Yes, I looked over, saw a solid light, looked down saw low volts and a discharge. I shut down the alternator with the switch. Verified the C/Bs in, started the standby. Then I shut down the standby and turned back the alternator on and it worked fine. I left the pitot heat on as the system seemed steadier under load. The G1000 data only records once each second, so it is possible that an over volt spike was not recorded but detected by the regulator. The question is, if the regulator senses over voltage it throws a signal via wire #6. Does that signal go to the annunciator and is it the annunciator that accomplishes the field disconnect upon illumination. The MM and the wiring diagram are not clear on that point or is there a separate relay that accomplishes the field disconnect?

Posted
59 minutes ago, GeeBee said:

Yes, I looked over, saw a solid light, looked down saw low volts and a discharge. I shut down the alternator with the switch. Verified the C/Bs in, started the standby. Then I shut down the standby and turned back the alternator on and it worked fine. I left the pitot heat on as the system seemed steadier under load. The G1000 data only records once each second, so it is possible that an over volt spike was not recorded but detected by the regulator. The question is, if the regulator senses over voltage it throws a signal via wire #6. Does that signal go to the annunciator and is it the annunciator that accomplishes the field disconnect upon illumination. The MM and the wiring diagram are not clear on that point or is there a separate relay that accomplishes the field disconnect?

Do you have a schematic for your serial number? -- it will show the voltage regulator connections. I think all the IAI annunciators have an overvoltage input that comes from the voltage regulator and is activated when the overvoltage protector trips. Since the OVP is located within the voltage regulator, it's really a chicken and egg thing whether there was a regulator failure causing an overvoltage that caused the OVP to trip, or whether the OVP is the problem. Either way, it points to a bad regulator assuming all the connections are good. The only way I can think of to get an overvoltage without the regulator itself initiating it is if the field wire got shorted to the bus somehow.

Posted
4 hours ago, PT20J said:

Do you have a schematic for your serial number? -- it will show the voltage regulator connections. I think all the IAI annunciators have an overvoltage input that comes from the voltage regulator and is activated when the overvoltage protector trips. Since the OVP is located within the voltage regulator, it's really a chicken and egg thing whether there was a regulator failure causing an overvoltage that caused the OVP to trip, or whether the OVP is the problem.
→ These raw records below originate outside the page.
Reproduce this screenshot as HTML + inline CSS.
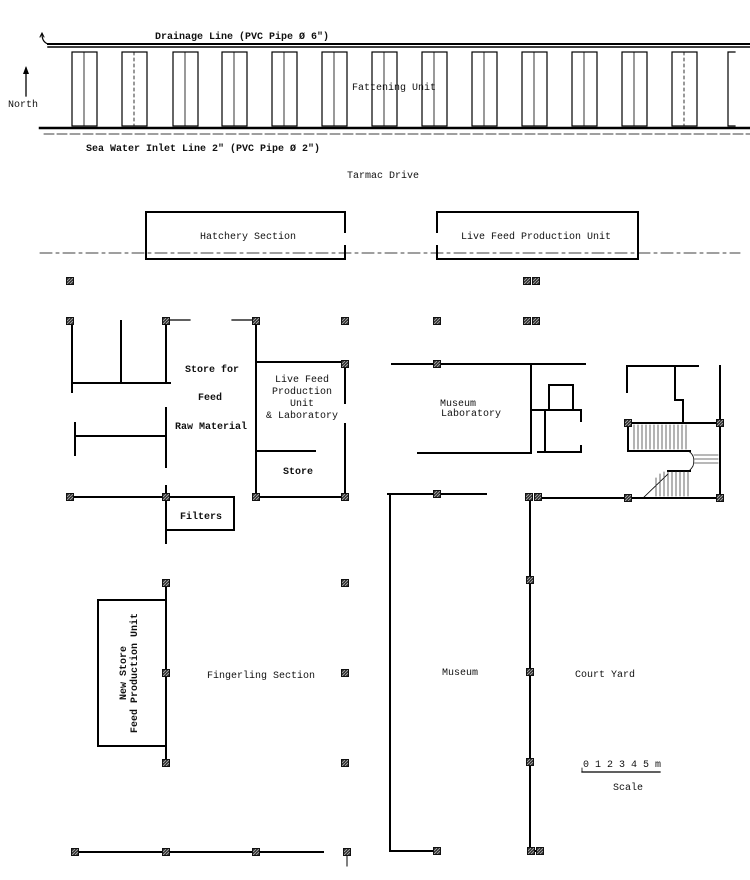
<!DOCTYPE html>
<html><head><meta charset="utf-8"><style>
html,body{margin:0;padding:0;background:#fff;}
svg{display:block;}
text{font-family:"Liberation Mono",monospace;fill:#111;font-size:10px;}
.b{font-weight:bold;}
</style></head><body>
<svg width="750" height="880" viewBox="0 0 750 880" xmlns="http://www.w3.org/2000/svg">
<defs>
<pattern id="h" width="3" height="3" patternUnits="userSpaceOnUse"><rect width="3" height="3" fill="#333"/><path d="M0 3L3 0" stroke="#bbb" stroke-width="0.7"/></pattern>
<g id="c"><rect x="-3.5" y="-3.5" width="7" height="7" fill="url(#h)" stroke="#111" stroke-width="1"/></g>
</defs>
<g stroke="#000" fill="none" stroke-linecap="square">
<line x1="48" y1="44" x2="750" y2="44" stroke-width="2"/>
<line x1="48" y1="47" x2="750" y2="47" stroke-width="1.5"/>
<path d="M48 44 Q42 42 42 34" stroke-width="1.2"/>
<path d="M40 37 L42 33 L44 37" stroke-width="1"/>
<line x1="26" y1="68" x2="26" y2="96" stroke-width="1.3"/>
<path d="M23 74 L26 66 L29 74Z" fill="#000" stroke="none"/>
<g stroke-width="1.2">
<rect x="72" y="52" width="25" height="74"/><rect x="122" y="52" width="25" height="74"/>
<rect x="173" y="52" width="25" height="74"/><rect x="222" y="52" width="25" height="74"/>
<rect x="272" y="52" width="25" height="74"/><rect x="322" y="52" width="25" height="74"/>
<rect x="372" y="52" width="25" height="74"/><rect x="422" y="52" width="25" height="74"/>
<rect x="472" y="52" width="25" height="74"/><rect x="522" y="52" width="25" height="74"/>
<rect x="572" y="52" width="25" height="74"/><rect x="622" y="52" width="25" height="74"/>
<rect x="672" y="52" width="25" height="74"/><path d="M735 52 H728 V126 H735"/>
</g>
<g stroke-width="0.8">
<line x1="84" y1="52" x2="84" y2="126"/><line x1="134" y1="52" x2="134" y2="126" stroke-dasharray="3 3"/>
<line x1="185" y1="52" x2="185" y2="126"/><line x1="234" y1="52" x2="234" y2="126"/>
<line x1="284" y1="52" x2="284" y2="126"/><line x1="334" y1="52" x2="334" y2="126"/>
<line x1="384" y1="52" x2="384" y2="126"/><line x1="434" y1="52" x2="434" y2="126"/>
<line x1="484" y1="52" x2="484" y2="126"/><line x1="534" y1="52" x2="534" y2="126"/>
<line x1="584" y1="52" x2="584" y2="126"/><line x1="634" y1="52" x2="634" y2="126"/>
<line x1="684" y1="52" x2="684" y2="126" stroke-dasharray="3 3"/>
</g>
<line x1="40" y1="128" x2="750" y2="128" stroke-width="2.5"/>
<line x1="44" y1="134" x2="750" y2="134" stroke-width="0.8" stroke-dasharray="10 3"/>
<line x1="40" y1="253" x2="740" y2="253" stroke-width="0.8" stroke-dasharray="12 4 3 4"/>
<path d="M345 232 V212 H146 V259 H345 V246" stroke-width="2"/>
<path d="M437 232 V212 H638 V259 H437 V246" stroke-width="2"/>
<g stroke-width="2">
<line x1="72" y1="321" x2="72" y2="392"/>
<line x1="121" y1="321" x2="121" y2="383"/>
<line x1="166" y1="321" x2="166" y2="383"/>
<line x1="72" y1="383" x2="170" y2="383"/>
<line x1="166" y1="320" x2="190" y2="320" stroke-width="1.2"/>
<line x1="232" y1="320" x2="256" y2="320" stroke-width="1.2"/>
<line x1="75" y1="436" x2="166" y2="436"/>
<line x1="75" y1="423" x2="75" y2="455"/>
<line x1="166" y1="408" x2="166" y2="467"/>
<line x1="72" y1="497" x2="166" y2="497"/>
<line x1="166" y1="486" x2="166" y2="543"/>
<rect x="166" y="497" width="68" height="33"/>
<line x1="256" y1="321" x2="256" y2="497"/>
<line x1="256" y1="362" x2="345" y2="362"/>
<line x1="345" y1="362" x2="345" y2="403"/>
<line x1="345" y1="424" x2="345" y2="497"/>
<line x1="256" y1="451" x2="315" y2="451"/>
<line x1="256" y1="497" x2="345" y2="497"/>
<line x1="392" y1="364" x2="585" y2="364"/>
<line x1="531" y1="364" x2="531" y2="453"/>
<line x1="418" y1="453" x2="530" y2="453"/>
<rect x="549" y="385" width="24" height="25"/>
<line x1="531" y1="410" x2="581" y2="410"/>
<line x1="581" y1="410" x2="581" y2="421"/>
<line x1="545" y1="410" x2="545" y2="452"/>
<line x1="538" y1="452" x2="581" y2="452"/>
<line x1="581" y1="446" x2="581" y2="452"/>
<line x1="627" y1="366" x2="698" y2="366"/>
<line x1="627" y1="366" x2="627" y2="392"/>
<path d="M675 366 V400 H683 V423"/>
<line x1="720" y1="366" x2="720" y2="498"/>
<line x1="628" y1="423" x2="720" y2="423"/>
<line x1="628" y1="423" x2="628" y2="451"/>
<line x1="628" y1="451" x2="690" y2="451"/>
<line x1="668" y1="471" x2="690" y2="471"/>
<line x1="537" y1="498" x2="720" y2="498"/>
<line x1="388" y1="494" x2="486" y2="494"/>
<line x1="390" y1="494" x2="390" y2="851"/>
<line x1="390" y1="851" x2="437" y2="851"/>
<line x1="530" y1="497" x2="530" y2="851"/>
<line x1="530" y1="851" x2="541" y2="851"/>
<line x1="166" y1="583" x2="166" y2="762"/>
<rect x="98" y="600" width="68" height="146"/>
<line x1="72" y1="852" x2="323" y2="852"/>
<line x1="347" y1="852" x2="347" y2="866" stroke-width="1"/>
</g>
<g stroke-width="0.8">
<path d="M688 451 Q696 455 693 466 Q690 471 688 471"/>
<path d="M643 498 L668 474"/>
<g stroke="#444"><path d="M634 425V449M638 425V449M642 425V449M646 425V449M650 425V449M654 425V449M658 425V449M662 425V449M666 425V449M670 425V449M674 425V449M678 425V449M682 425V449M686 425V449"/>
<path d="M656 478V496M660 474V496M664 472V496M668 472V496M672 472V496M676 472V496M680 472V496M684 472V496M688 472V496M694 455H718M694 459H718M694 463H718"/></g>
<line x1="582" y1="772" x2="660" y2="772" stroke-width="1.3"/>
<line x1="582" y1="768" x2="582" y2="772"/>
</g>
</g>
<g>
<use href="#c" x="70" y="281"/><use href="#c" x="527" y="281"/><use href="#c" x="536" y="281"/>
<use href="#c" x="70" y="321"/><use href="#c" x="166" y="321"/><use href="#c" x="256" y="321"/><use href="#c" x="345" y="321"/><use href="#c" x="437" y="321"/><use href="#c" x="527" y="321"/><use href="#c" x="536" y="321"/>
<use href="#c" x="345" y="364"/><use href="#c" x="437" y="364"/>
<use href="#c" x="70" y="497"/><use href="#c" x="166" y="497"/><use href="#c" x="256" y="497"/><use href="#c" x="345" y="497"/>
<use href="#c" x="437" y="494"/><use href="#c" x="529" y="497"/><use href="#c" x="538" y="497"/>
<use href="#c" x="628" y="423"/><use href="#c" x="720" y="423"/><use href="#c" x="628" y="498"/><use href="#c" x="720" y="498"/>
<use href="#c" x="166" y="583"/><use href="#c" x="345" y="583"/><use href="#c" x="530" y="580"/>
<use href="#c" x="166" y="673"/><use href="#c" x="345" y="673"/><use href="#c" x="530" y="672"/>
<use href="#c" x="166" y="763"/><use href="#c" x="345" y="763"/><use href="#c" x="530" y="762"/>
<use href="#c" x="75" y="852"/><use href="#c" x="166" y="852"/><use href="#c" x="256" y="852"/><use href="#c" x="347" y="852"/>
<use href="#c" x="437" y="851"/><use href="#c" x="531" y="851"/><use href="#c" x="540" y="851"/>
</g>
<text x="155" y="39" class="b">Drainage Line  (PVC Pipe Ø 6")</text>
<text x="8" y="107" font-size="9">North</text>
<text x="352" y="90" font-size="9">Fattening Unit</text>
<text x="86" y="151" class="b" font-size="9">Sea Water Inlet Line 2" (PVC Pipe Ø 2")</text>
<text x="347" y="178" font-size="9">Tarmac Drive</text>
<text x="200" y="239" font-size="9">Hatchery Section</text>
<text x="461" y="239" font-size="10">Live Feed Production Unit</text>
<text x="185" y="372" class="b" font-size="9">Store for</text>
<text x="198" y="400" class="b" font-size="9">Feed</text>
<text x="175" y="429" class="b" font-size="9">Raw Material</text>
<text x="180" y="519" class="b" font-size="9">Filters</text>
<text x="298" y="474" class="b" font-size="9" text-anchor="middle">Store</text>
<text x="302" y="382" font-size="9" text-anchor="middle">Live Feed</text>
<text x="302" y="394" font-size="9" text-anchor="middle">Production</text>
<text x="302" y="406" font-size="9" text-anchor="middle">Unit</text>
<text x="302" y="418" font-size="9" text-anchor="middle">&amp; Laboratory</text>
<text x="440" y="406" font-size="9">Museum</text>
<text x="441" y="416" font-size="9">Laboratory</text>
<text x="207" y="678" font-size="9">Fingerling Section</text>
<text x="442" y="675" font-size="9">Museum</text>
<text x="575" y="677" font-size="9">Court Yard</text>
<text x="613" y="790" font-size="9">Scale</text>
<text x="583" y="767" font-size="7">0  1  2  3  4 5 m</text>
<g transform="translate(126 673) rotate(-90)">
<text x="0" y="0" font-size="9" class="b" text-anchor="middle">New Store</text>
<text x="0" y="11" font-size="9" class="b" text-anchor="middle">Feed Production Unit</text>
</g>
</svg>
</body></html>
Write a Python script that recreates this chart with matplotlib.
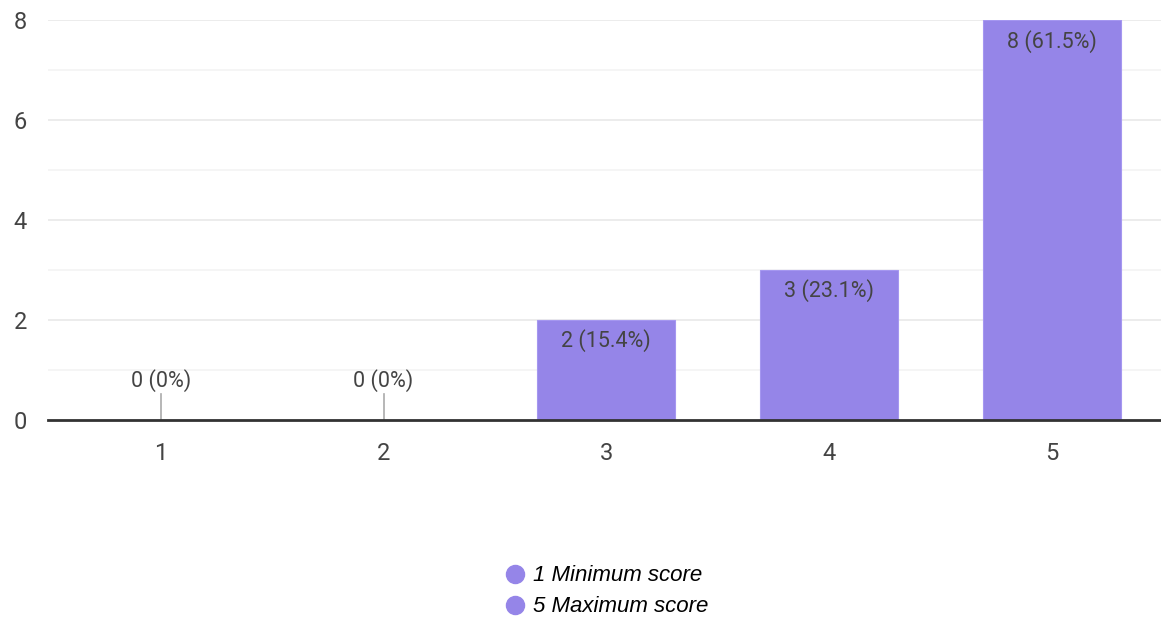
import matplotlib.pyplot as plt
from matplotlib.lines import Line2D

scores = ['1', '2', '3', '4', '5']
counts = [0, 0, 2, 3, 8]
percents = ['0%', '0%', '15.4%', '23.1%', '61.5%']
legend_labels = ['1 Minimum score', '5 Maximum score']

bar_color = '#9585e8'
text_color = '#444444'

fig = plt.figure(figsize=(11.61, 6.18), dpi=100)
ax = fig.add_axes([0.0413, 0.3204, 0.9587, 0.6472])

xs = list(range(1, len(scores) + 1))
ax.bar(xs, counts, width=0.62, color=bar_color, edgecolor='#a597f0',
       linewidth=0.8, zorder=3)

for x, c, p in zip(xs, counts, percents):
    label = f'{c} ({p})'
    if c == 0:
        # stem marker for empty categories
        ax.plot([x, x], [0, 0.52], color='#aaaaaa', lw=1.2, zorder=4)
        ax.text(x, 0.78, label, ha='center', va='center', fontsize=15.5,
                color=text_color, family='Roboto')
    else:
        ax.text(x, c - 0.42, label, ha='center', va='center', fontsize=15.5,
                color=text_color, family='Roboto')

ax.set_xlim(0.493, 5.49)
ax.set_ylim(0, 8)
ax.set_xticks(xs)
ax.set_xticklabels(scores)
ax.set_yticks([0, 2, 4, 6, 8])
ax.set_yticks([1, 3, 5, 7], minor=True)

ax.grid(axis='y', which='major', color='#ebebeb', lw=1.3, zorder=0)
ax.grid(axis='y', which='minor', color='#f3f3f3', lw=1.1, zorder=0)
ax.tick_params(axis='both', which='both', length=0)
ax.tick_params(axis='x', pad=16, labelsize=17, labelcolor=text_color)
ax.tick_params(axis='y', pad=15, labelsize=17, labelcolor=text_color)
for lab in ax.get_xticklabels() + ax.get_yticklabels():
    lab.set_family('Roboto')

for side in ['top', 'right', 'left']:
    ax.spines[side].set_visible(False)
ax.spines['bottom'].set_color('#333333')
ax.spines['bottom'].set_linewidth(2)
ax.spines['bottom'].set_zorder(5)

handles = [Line2D([0], [0], marker='o', color='none', markerfacecolor=bar_color,
                  markeredgecolor=bar_color, markersize=13)
           for _ in legend_labels]
fig.legend(handles, legend_labels, loc='center', bbox_to_anchor=(0.521, 0.043),
           frameon=False, handletextpad=0.2, labelspacing=0.45, handlelength=1.2,
           prop={'family': 'Liberation Sans', 'style': 'italic', 'size': 16})

fig.savefig('out.png', dpi=100)
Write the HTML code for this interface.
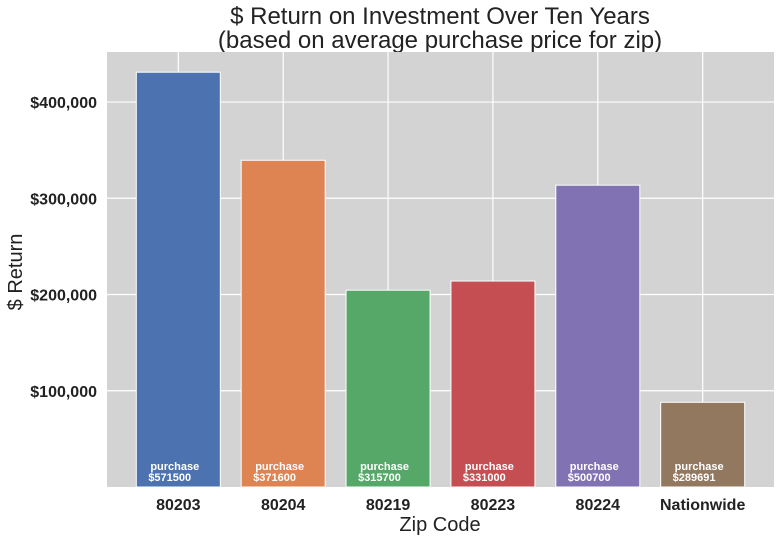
<!DOCTYPE html>
<html><head><meta charset="utf-8"><style>
body{margin:0;background:#fff;width:782px;height:541px;overflow:hidden;font-family:"Liberation Sans","DejaVu Sans",sans-serif}
</style></head><body>
<svg id="chart" width="782" height="541" xmlns="http://www.w3.org/2000/svg" font-family="Liberation Sans, DejaVu Sans, sans-serif">
<text x="440" y="24" font-size="24" text-anchor="middle" fill="#222">$ Return on Investment Over Ten Years</text>
<text x="440" y="48" font-size="24" text-anchor="middle" fill="#222">(based on average purchase price for zip)</text>
<rect x="107" y="52" width="667" height="435" fill="#d3d3d3"/>
<g id="grid"></g><g id="bars"></g><g id="labels"></g>
<text x="440" y="531" font-size="20" text-anchor="middle" fill="#222">Zip Code</text>
<text transform="translate(22,272) rotate(-90)" font-size="20" text-anchor="middle" fill="#222">$ Return</text>
</svg>
<script>
const categories=["80203","80204","80219","80223","80224","Nationwide"];
const returns=[431000,339500,204500,214000,313600,88000];
const purchases=["571500","371600","315700","331000","500700","289691"];
const yTicks=[100000,200000,300000,400000];
const colors=["#4c72b0","#dd8452","#55a868","#c44e52","#8172b3","#937860"];
const NS="http://www.w3.org/2000/svg";
const L=107,R=774,T=52,B=487,yMax=452000;
const xs=i=>L+(i+0.68)*(R-L)/(categories.length-1+1.36);
const ys=v=>B-v/yMax*(B-T);
const bw=84;
function mk(tag,attrs,parent){const e=document.createElementNS(NS,tag);for(const k in attrs)e.setAttribute(k,attrs[k]);document.getElementById(parent).appendChild(e);return e;}
yTicks.forEach(t=>{
 const l=mk('line',{x1:L,x2:R,y1:ys(t),y2:ys(t),stroke:'#fff','stroke-width':1.2},'grid');
 
 
 const tx=mk('text',{x:L-10,y:ys(t)+6,'font-size':16,'font-weight':'bold','text-anchor':'end',fill:'#222'},'labels');
 tx.textContent='$'+t.toLocaleString('en-US');
 
 
});
categories.forEach((c,i)=>{
 const g=mk('line',{x1:xs(i),x2:xs(i),y1:T,y2:B,stroke:'#fff','stroke-width':1.2},'grid');
 
 
 const r=mk('rect',{x:xs(i)-bw/2,y:ys(returns[i]),width:bw,height:B-ys(returns[i]),fill:colors[i],stroke:'#fff','stroke-width':1},'bars');
 
 
 const t1=mk('text',{x:xs(i)-28,y:470,'font-size':11,'font-weight':'bold',fill:'#fff'},'labels');
 t1.textContent='purchase';
 
 
 const t2=mk('text',{x:xs(i)-30,y:481,'font-size':11,'font-weight':'bold',fill:'#fff'},'labels');
 t2.textContent='$'+purchases[i];
 
 
 const xl=mk('text',{x:xs(i),y:510,'font-size':16,'font-weight':'bold','text-anchor':'middle',fill:'#222'},'labels');
 xl.textContent=c;
 
 
});
</script>
</body></html>
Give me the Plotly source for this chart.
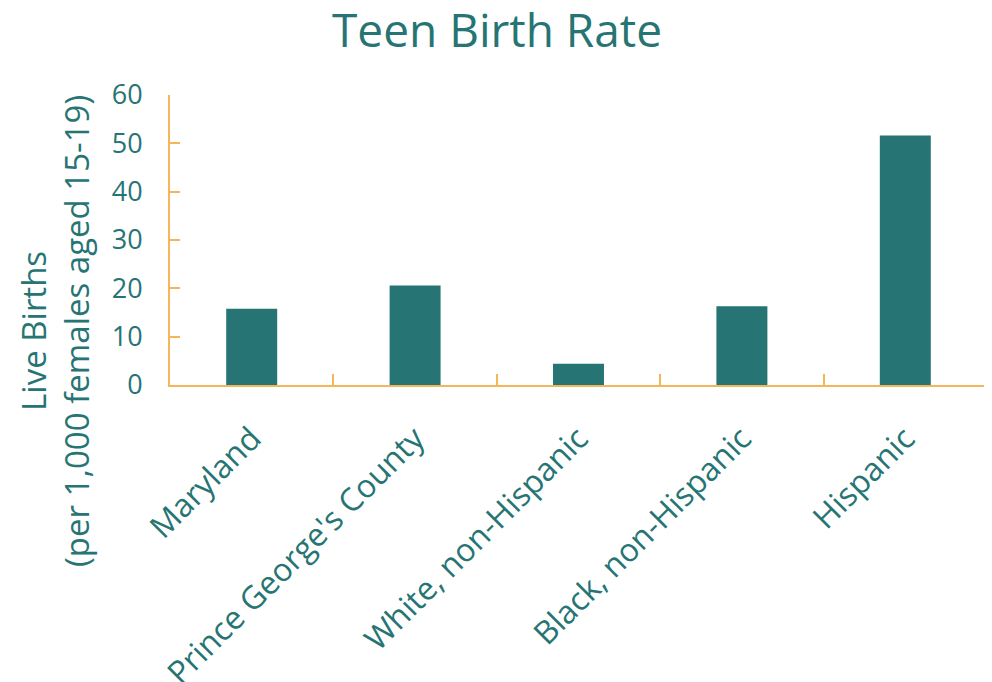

Either way, it points to a bad regulator assuming all the connections are good. The only way I can think of to get an overvoltage without the regulator itself initiating it is if the field wire got shorted to the bus somehow.

Yes I do but the schematic and the MM are a little sketchy. As a matter of fact the Lamar Technologies schematic I posted is better than the Mooney one and the Mooney MM discusses the Zeftronics regulator but not the Lamar Technologies unit. Makes zero mention of it at all. I am going to call Lamar to see what they say.